This chapter explores the intersection between the rabid market for land in the early United States and the territories’ property pluralism—the existence of multiple, conflicting sources of rights to ownership. The chapter focuses on the debate over three particularly significant sources of title: purchases from Native nations; state land grants under the system of indiscriminate location; and occupancy, commonly known in early American law as preemption. The collision between these different sources with unclear validity made ownership in the territories highly uncertain and spawned conflict. The federal government attempted to reform territorial property, deeming some sources of title legitimate while barring others, but both formal and informal law hampered these federal efforts to produce clarity of ownership.
The failure of federal efforts to reform title meant that federal officials in the territories found themselves, unwillingly, adjudicating conflicting claims to ownership, often in ad hoc, unplanned fashion outside of courts. This chapter describes three sets of adjudications of territorial land rights. The first involved conflicting assertions of different Native nations to ownership, as federal officials, as part of their effort to “extinguish” Native title, had to decide which nation owned which land. The effort led them to try to understand Native land laws in an effort to parse these claims. The second required wading into the land rights of the French habitants of the Illinois Country, where territorial officials similarly attempted to understand past French land law to confirm preexisting claims to title. The third concerned veterans of the Revolutionary War, who were promised land in the U.S. Military District in the Northwest Territory. Frequently defrauded out of their rights, these holders of the so-called bounty lands appealed to the U.S. Secretary of War to protect their title. In all three cases, the result was that federal officials distilled the territories’ plural sources of ownership into a single federal title issued under federal authority. This decades’ worth of difficult and unheralded legal and administrative work became the foundation for the federal land system, especially when the Harrison Land Act of 1800 codified the resolution to long-standing heated debates about the public lands.
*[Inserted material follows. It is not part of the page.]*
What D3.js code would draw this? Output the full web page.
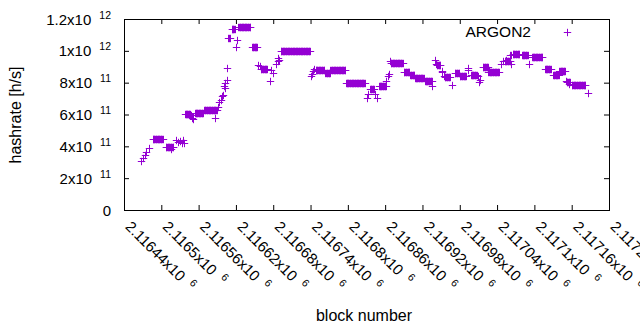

When criminal law and command failed, federal officials came to rely on federal finance to try to secure peace between Natives and U.S. citizens, as this chapter depicts. Both Native and white claimants demanded that the federal government compensate them for the violence they suffered at each others’ hands. Increasingly, the federal government did so, paying both Natives and whites for the constant murders, horse thefts, and abduction of enslaved human property that plagued both federal territories. Still more money went to the territories to satisfy Native leaders’ expectations for what federal officials called “presents” and to fund the expensive military “protection” that territorial citizens demanded. Federal officials reluctantly spent these increasingly large sums of money to secure the doubtful allegiances of these borderlands residents; their goal was to foster dependence on the federal government. Arguably, they failed. Native leaders espoused a gendered rhetoric of poverty and weakness, but they successfully extracted federal funds precisely because of their considerable power. Constitutionally, the territories were dependencies of the United States, but territorial citizens rejected any suggestion of subordination, demanding vast sums for militia actions—even when at odds with federal law—as part of the federal government’s obligation to protect its citizens. In the process, both sets of claimants relied on the federal government as the venue to make claims and redress grievances. But only Natives were tagged with the dependent label even as their white neighbors proved far more effective at extracting federal largesse, prefiguring later dynamics in the rise of the national welfare state.